## GIVEN INSTRUCTION
Give back exactly the lines from the beginning of the listing below to the line holding "years = list(range(1974, 2022))", both ends included; the pictures stay out.

## DATA

━━━━━━━━━━━━━━━━━━━━━━━━━━━━━━

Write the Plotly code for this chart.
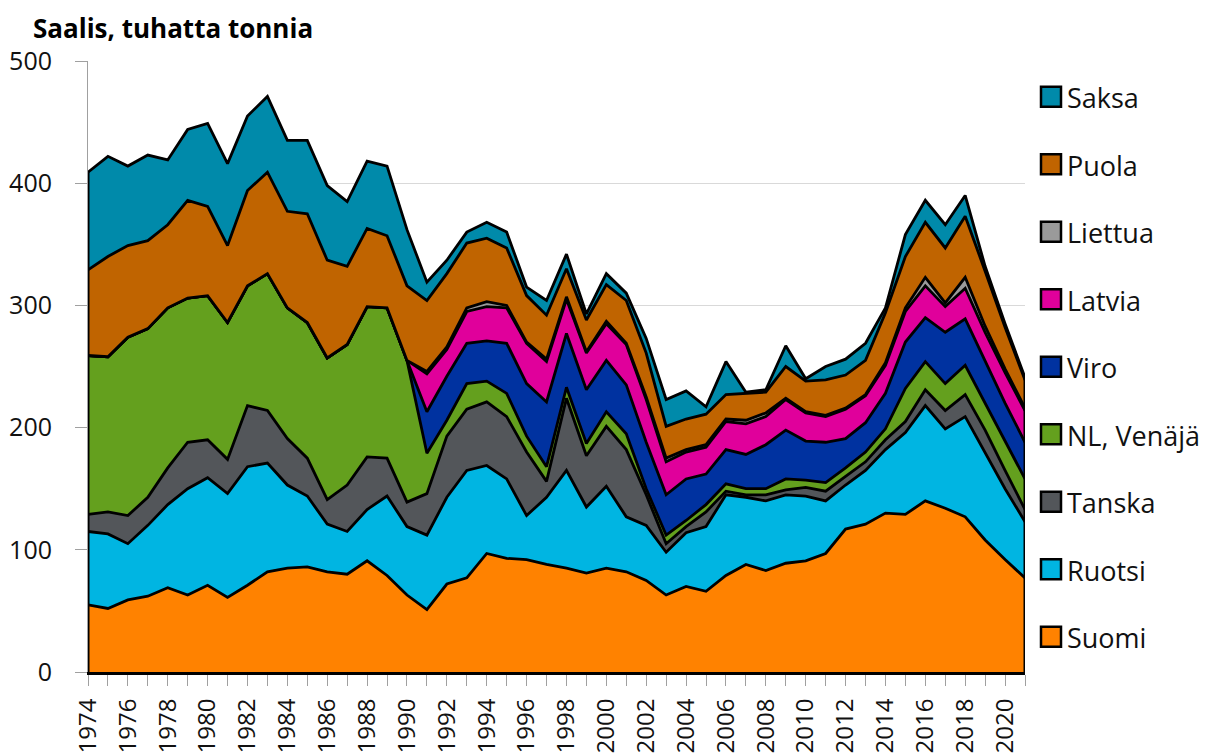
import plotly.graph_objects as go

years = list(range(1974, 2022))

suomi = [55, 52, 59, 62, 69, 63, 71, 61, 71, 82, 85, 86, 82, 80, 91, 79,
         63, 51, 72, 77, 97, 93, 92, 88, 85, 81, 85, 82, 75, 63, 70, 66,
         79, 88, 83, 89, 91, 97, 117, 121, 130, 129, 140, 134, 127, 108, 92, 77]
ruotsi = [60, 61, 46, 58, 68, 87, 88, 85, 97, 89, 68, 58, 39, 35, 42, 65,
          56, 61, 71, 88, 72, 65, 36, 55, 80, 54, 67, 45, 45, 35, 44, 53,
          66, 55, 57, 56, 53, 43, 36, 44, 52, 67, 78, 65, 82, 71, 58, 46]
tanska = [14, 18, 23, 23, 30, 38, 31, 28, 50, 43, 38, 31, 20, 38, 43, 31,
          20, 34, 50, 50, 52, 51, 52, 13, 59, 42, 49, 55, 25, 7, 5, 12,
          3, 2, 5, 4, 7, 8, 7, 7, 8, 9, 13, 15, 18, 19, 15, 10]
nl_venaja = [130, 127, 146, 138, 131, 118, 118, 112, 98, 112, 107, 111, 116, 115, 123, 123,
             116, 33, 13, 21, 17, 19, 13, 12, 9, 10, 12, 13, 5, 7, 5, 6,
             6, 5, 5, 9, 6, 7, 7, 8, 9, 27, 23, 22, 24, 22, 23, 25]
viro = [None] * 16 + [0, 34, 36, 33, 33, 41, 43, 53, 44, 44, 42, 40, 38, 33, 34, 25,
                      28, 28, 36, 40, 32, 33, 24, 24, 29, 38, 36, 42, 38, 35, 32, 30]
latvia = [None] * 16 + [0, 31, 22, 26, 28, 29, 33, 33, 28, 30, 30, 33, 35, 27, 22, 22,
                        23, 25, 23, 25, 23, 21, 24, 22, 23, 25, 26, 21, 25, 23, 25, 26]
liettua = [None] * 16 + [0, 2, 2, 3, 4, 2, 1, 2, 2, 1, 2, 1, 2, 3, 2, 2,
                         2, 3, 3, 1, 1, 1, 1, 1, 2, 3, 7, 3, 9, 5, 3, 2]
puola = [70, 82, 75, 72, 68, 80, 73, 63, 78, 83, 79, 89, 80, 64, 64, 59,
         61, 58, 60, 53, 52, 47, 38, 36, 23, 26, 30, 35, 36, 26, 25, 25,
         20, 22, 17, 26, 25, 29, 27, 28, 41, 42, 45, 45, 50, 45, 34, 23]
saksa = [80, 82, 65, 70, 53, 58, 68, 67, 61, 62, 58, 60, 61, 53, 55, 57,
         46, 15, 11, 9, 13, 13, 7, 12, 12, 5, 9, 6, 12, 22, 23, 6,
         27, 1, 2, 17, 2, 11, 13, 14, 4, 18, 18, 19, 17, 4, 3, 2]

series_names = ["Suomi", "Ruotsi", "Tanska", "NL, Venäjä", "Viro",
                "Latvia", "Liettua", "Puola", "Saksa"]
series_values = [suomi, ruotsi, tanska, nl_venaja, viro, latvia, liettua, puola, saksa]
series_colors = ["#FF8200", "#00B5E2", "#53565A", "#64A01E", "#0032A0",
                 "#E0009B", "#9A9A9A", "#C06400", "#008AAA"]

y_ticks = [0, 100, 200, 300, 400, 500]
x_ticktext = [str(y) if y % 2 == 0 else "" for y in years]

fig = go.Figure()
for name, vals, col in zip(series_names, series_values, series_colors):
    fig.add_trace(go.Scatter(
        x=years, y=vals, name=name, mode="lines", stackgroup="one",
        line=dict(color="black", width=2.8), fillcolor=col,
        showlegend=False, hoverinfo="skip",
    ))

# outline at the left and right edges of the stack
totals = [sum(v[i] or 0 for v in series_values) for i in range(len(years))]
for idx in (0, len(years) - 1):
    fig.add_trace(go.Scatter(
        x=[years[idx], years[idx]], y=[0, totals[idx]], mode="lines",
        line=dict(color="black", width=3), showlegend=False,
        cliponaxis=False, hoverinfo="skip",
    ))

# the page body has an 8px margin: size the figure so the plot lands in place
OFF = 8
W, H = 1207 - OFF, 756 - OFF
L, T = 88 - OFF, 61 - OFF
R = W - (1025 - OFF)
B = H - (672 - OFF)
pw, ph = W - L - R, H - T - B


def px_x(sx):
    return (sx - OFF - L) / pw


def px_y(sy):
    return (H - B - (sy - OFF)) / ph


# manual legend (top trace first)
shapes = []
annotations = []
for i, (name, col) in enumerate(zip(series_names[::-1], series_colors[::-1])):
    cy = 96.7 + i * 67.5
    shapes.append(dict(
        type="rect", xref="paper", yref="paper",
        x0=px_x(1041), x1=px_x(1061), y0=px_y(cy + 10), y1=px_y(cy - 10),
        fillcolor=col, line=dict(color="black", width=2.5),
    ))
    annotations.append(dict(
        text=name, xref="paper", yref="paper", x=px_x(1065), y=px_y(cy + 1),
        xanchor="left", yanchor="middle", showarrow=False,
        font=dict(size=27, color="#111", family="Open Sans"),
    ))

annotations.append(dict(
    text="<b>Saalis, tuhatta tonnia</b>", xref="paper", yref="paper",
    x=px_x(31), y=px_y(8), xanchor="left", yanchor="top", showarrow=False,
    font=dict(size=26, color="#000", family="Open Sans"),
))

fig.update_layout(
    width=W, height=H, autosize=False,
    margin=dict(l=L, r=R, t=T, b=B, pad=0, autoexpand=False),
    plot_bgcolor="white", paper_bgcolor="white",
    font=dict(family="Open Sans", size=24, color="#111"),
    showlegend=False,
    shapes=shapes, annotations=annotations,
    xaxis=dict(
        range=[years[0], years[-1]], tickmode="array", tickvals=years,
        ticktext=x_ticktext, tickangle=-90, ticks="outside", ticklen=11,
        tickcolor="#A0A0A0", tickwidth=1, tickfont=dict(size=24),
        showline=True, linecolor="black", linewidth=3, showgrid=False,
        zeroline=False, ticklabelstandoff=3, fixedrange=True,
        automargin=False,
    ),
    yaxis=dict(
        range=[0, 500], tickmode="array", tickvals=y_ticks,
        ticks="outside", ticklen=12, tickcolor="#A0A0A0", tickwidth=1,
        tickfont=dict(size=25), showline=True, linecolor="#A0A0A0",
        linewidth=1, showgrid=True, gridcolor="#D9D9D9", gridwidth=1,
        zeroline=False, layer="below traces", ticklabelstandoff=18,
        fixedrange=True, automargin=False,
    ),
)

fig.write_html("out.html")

━━━━━━━━━━━━━━━━━━━━━━━━━━━━━━

## OUTPUT
Write the Plotly code for this chart.
import plotly.graph_objects as go

years = list(range(1974, 2022))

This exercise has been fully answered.